Ветвь пришлось убирать в три приема, а скоро надо будет делить уже на четыре части. В небе появился «мотылек», но Стронг не поднял головы, замечая краем глаза лишь стайки птиц-хохотушек, улетающих за кормом в поля.
– Доброе утро! – прозвучал в ухе голос Мэтти, следом – отклики Пика и индейца. – Осторожнее, Том, – продолжала она, – дальше пошел настоящий лес.
– Ладно, – буркнул он.
– Конец связи.
Мэтьюз положила рацию обратно на стол.

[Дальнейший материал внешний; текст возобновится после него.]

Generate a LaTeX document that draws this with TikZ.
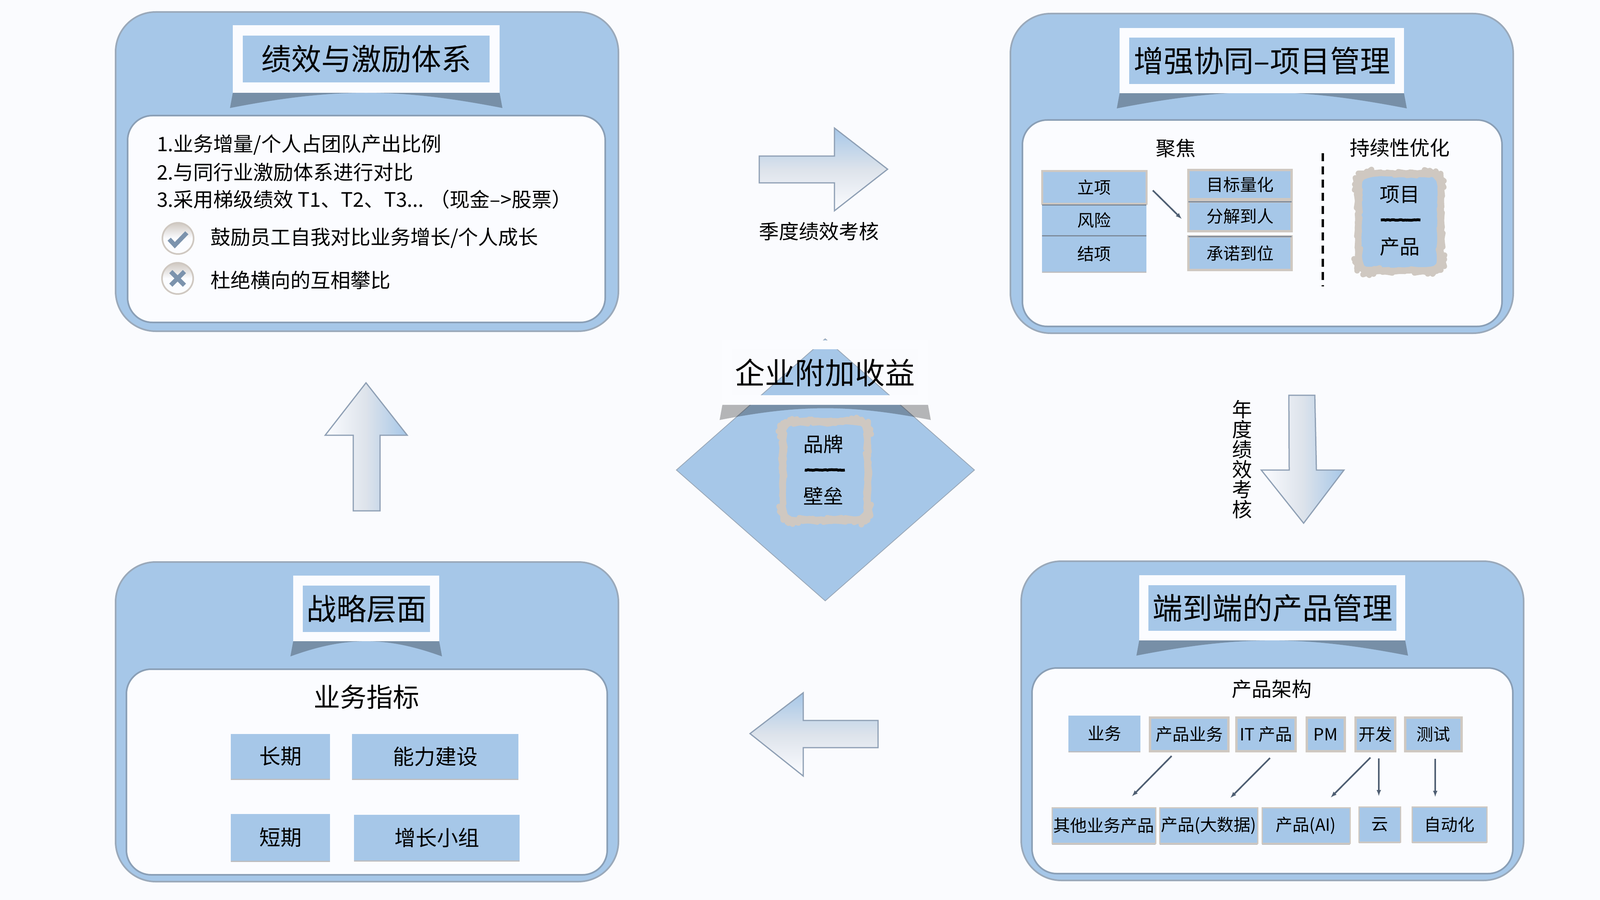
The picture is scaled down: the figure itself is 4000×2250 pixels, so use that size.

В столовой было пусто, в голове все еще крутился сон, в который вмешался Синее Небо. Обычно сны, как назло, наваливались после того, как она отключала будильник, проворочавшись с тяжелыми мыслями, на рассвете. Сегодня все было иначе, и рассвет она проспала, а снилось ей, что она и есть Большое дерево. Сначала казалось, просто стоит посреди бескрайнего поля темно-золотой пшеницы, но потом поняла, что смотрит одновременно во все стороны, и смотрит без глаз. Когда же в тусклом сумраке рассвета стали различаться крошечные квадратики домов вокруг, стало ясно: это деревня, а огромное дерево посередине – она сама. Причем дерево совершенно нетронутое, каким оно было до того, как Том спустился на него со своим жутким резаком, – гордо возвышающееся над золотистой равниной, но странно печальное.